Using the data below, output the first line and every line after it up to and including the line containing "end_y = [378.1, 396.1, 363.6]", exactly as written and with nothing added.
[BEGIN Raw records]
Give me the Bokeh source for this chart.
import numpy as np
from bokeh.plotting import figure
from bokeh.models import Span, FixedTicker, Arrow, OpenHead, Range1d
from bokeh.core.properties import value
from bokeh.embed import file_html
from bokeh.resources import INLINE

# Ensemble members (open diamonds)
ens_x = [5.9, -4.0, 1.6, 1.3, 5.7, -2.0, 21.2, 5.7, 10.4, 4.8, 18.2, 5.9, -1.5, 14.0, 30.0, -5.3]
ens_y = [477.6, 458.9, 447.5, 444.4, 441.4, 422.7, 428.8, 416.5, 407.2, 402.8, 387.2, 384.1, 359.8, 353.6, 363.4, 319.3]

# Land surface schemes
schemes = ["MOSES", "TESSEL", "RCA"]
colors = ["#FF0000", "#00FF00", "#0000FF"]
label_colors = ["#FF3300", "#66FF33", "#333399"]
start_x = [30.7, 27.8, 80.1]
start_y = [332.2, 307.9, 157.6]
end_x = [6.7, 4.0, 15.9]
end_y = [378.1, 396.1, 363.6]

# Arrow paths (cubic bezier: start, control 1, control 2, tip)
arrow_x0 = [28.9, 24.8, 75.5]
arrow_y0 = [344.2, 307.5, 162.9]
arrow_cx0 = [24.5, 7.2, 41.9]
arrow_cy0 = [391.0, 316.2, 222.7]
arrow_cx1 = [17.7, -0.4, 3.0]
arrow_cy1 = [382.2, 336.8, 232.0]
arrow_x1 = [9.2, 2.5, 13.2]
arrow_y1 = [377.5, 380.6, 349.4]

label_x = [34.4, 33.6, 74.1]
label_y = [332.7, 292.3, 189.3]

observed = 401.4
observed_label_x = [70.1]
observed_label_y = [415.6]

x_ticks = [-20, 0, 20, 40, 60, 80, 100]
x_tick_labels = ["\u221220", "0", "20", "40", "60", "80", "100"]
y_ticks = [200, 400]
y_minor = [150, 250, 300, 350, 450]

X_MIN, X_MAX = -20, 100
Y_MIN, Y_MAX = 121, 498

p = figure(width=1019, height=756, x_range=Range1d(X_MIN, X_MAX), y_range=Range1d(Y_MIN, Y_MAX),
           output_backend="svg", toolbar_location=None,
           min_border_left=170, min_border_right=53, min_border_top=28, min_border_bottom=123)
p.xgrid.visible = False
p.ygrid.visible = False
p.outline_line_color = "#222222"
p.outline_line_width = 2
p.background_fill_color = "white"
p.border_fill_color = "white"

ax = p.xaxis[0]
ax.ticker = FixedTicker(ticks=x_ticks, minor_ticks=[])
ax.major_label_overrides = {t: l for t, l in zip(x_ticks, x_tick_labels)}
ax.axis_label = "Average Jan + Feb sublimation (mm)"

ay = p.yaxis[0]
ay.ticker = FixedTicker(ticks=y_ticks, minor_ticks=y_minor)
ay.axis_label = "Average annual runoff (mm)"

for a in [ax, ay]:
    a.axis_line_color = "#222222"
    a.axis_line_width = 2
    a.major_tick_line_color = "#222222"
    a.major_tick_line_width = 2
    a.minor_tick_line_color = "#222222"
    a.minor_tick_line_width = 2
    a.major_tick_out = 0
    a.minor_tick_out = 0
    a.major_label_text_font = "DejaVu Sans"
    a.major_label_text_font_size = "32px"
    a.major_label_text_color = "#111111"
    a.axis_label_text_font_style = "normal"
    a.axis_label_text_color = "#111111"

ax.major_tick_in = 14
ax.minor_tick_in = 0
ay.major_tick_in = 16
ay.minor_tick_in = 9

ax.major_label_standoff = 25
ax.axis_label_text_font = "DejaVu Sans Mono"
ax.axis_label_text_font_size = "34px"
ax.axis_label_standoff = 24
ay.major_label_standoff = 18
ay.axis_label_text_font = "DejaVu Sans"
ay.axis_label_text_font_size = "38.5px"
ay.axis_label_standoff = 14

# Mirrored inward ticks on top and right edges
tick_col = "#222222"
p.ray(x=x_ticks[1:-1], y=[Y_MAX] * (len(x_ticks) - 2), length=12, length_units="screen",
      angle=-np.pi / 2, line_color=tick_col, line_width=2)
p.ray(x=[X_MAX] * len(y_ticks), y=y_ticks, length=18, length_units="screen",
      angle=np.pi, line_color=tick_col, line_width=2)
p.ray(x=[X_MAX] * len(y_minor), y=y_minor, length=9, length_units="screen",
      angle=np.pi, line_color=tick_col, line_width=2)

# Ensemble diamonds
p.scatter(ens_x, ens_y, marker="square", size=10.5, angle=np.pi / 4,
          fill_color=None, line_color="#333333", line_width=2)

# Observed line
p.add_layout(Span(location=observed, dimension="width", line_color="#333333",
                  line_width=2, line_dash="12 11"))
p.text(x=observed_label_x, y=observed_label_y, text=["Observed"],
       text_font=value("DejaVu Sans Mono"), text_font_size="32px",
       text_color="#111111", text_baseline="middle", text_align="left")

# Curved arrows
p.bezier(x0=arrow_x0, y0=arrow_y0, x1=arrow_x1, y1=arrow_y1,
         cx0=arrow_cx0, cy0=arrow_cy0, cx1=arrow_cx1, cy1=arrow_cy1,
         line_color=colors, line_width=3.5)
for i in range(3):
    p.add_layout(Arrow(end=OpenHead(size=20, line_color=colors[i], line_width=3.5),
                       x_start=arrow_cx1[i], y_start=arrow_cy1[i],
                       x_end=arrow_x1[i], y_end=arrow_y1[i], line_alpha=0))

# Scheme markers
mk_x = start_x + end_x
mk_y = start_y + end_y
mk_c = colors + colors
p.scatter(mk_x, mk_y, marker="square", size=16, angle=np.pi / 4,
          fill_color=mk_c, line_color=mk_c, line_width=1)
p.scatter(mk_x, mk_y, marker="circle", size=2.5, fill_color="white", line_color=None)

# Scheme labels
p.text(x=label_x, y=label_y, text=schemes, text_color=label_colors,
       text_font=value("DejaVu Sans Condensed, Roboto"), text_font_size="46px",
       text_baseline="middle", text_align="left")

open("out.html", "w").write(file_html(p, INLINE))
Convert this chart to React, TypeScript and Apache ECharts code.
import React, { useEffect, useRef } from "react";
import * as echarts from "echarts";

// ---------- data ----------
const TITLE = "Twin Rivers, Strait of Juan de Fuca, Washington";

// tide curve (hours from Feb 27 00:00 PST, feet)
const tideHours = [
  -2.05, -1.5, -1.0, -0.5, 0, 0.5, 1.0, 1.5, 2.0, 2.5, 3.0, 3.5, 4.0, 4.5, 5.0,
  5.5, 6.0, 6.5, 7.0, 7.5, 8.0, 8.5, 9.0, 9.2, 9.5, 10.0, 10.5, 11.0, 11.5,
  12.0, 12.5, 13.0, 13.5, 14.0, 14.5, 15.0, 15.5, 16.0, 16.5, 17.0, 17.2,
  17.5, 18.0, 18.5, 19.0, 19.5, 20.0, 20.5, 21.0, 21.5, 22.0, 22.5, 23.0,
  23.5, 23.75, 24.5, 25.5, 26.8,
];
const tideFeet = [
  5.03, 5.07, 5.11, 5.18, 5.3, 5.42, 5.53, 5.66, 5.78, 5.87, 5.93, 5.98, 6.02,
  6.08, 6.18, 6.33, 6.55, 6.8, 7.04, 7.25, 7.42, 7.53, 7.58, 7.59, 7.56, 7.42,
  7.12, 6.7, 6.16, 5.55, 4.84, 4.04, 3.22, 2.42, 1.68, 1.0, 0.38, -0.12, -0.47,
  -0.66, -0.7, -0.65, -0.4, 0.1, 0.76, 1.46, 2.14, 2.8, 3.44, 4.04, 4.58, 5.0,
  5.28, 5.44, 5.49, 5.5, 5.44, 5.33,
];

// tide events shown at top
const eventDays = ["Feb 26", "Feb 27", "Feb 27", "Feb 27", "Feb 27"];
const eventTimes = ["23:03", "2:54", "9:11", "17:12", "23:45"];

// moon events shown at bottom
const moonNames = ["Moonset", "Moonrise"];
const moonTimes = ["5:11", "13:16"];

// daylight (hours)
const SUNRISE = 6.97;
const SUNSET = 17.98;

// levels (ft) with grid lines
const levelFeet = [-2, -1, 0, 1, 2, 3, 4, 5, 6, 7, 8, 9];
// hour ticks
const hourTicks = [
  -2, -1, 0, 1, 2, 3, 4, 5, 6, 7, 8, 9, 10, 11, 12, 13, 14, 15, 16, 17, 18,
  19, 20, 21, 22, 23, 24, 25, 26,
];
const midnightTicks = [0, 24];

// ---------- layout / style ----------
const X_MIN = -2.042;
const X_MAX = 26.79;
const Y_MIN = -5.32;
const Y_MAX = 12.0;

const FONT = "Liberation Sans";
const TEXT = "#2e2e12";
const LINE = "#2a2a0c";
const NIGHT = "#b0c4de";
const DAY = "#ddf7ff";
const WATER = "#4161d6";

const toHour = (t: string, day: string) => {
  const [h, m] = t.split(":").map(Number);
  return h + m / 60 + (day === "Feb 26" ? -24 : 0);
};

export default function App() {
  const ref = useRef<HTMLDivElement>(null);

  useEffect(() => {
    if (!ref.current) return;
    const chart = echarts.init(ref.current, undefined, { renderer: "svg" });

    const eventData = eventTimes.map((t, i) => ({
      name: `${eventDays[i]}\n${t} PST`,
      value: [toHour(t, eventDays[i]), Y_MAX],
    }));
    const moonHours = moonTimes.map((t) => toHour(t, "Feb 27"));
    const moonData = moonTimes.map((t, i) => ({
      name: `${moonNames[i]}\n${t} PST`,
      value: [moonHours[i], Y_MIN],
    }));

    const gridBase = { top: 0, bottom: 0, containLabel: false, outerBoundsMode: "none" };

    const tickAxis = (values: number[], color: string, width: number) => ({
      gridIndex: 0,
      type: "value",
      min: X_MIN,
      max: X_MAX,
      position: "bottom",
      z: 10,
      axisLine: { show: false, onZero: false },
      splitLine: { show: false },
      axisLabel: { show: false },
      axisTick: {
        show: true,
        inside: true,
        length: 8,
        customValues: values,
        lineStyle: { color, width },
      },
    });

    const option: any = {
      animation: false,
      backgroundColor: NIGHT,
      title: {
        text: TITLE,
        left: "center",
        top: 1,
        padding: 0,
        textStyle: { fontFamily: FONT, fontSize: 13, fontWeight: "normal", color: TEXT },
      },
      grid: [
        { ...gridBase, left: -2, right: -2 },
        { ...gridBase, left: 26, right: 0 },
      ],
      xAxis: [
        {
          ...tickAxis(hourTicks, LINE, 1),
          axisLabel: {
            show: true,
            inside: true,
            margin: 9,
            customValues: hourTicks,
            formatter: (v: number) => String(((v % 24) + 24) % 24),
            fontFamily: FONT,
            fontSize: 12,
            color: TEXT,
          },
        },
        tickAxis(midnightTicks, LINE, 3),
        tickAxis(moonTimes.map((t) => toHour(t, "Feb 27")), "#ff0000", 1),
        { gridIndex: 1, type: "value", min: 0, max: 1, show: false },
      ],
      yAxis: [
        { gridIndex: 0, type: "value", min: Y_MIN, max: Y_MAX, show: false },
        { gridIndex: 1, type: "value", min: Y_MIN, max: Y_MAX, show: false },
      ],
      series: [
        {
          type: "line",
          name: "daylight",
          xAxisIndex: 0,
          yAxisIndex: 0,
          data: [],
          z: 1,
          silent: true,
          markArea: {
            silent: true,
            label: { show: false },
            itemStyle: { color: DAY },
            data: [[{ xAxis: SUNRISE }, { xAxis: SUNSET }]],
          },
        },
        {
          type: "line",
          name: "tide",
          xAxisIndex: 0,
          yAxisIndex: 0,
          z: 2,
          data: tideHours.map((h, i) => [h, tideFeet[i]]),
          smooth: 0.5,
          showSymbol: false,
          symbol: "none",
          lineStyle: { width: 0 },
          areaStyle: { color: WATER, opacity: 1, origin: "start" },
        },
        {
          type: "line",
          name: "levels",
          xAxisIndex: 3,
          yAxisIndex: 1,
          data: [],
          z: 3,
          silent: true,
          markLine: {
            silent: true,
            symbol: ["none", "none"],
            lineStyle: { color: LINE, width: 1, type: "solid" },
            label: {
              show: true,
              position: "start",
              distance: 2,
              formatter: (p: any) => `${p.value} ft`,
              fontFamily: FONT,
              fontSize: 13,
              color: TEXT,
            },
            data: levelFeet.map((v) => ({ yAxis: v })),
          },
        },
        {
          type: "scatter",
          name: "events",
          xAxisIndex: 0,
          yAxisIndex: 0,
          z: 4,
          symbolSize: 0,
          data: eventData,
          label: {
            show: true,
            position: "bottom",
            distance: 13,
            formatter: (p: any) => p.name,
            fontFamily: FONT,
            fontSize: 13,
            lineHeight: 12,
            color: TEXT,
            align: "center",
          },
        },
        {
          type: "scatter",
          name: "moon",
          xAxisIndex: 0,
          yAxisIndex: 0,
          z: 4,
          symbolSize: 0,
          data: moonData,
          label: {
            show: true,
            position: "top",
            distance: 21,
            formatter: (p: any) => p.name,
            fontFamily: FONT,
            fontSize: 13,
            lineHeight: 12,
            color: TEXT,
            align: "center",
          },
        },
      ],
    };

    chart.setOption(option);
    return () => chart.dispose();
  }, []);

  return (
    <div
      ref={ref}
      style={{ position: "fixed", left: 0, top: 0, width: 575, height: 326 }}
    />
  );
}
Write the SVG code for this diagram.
[END Raw records]
* [Complete response]:
Give me the Bokeh source for this chart.
import numpy as np
from bokeh.plotting import figure
from bokeh.models import Span, FixedTicker, Arrow, OpenHead, Range1d
from bokeh.core.properties import value
from bokeh.embed import file_html
from bokeh.resources import INLINE

# Ensemble members (open diamonds)
ens_x = [5.9, -4.0, 1.6, 1.3, 5.7, -2.0, 21.2, 5.7, 10.4, 4.8, 18.2, 5.9, -1.5, 14.0, 30.0, -5.3]
ens_y = [477.6, 458.9, 447.5, 444.4, 441.4, 422.7, 428.8, 416.5, 407.2, 402.8, 387.2, 384.1, 359.8, 353.6, 363.4, 319.3]

# Land surface schemes
schemes = ["MOSES", "TESSEL", "RCA"]
colors = ["#FF0000", "#00FF00", "#0000FF"]
label_colors = ["#FF3300", "#66FF33", "#333399"]
start_x = [30.7, 27.8, 80.1]
start_y = [332.2, 307.9, 157.6]
end_x = [6.7, 4.0, 15.9]
end_y = [378.1, 396.1, 363.6]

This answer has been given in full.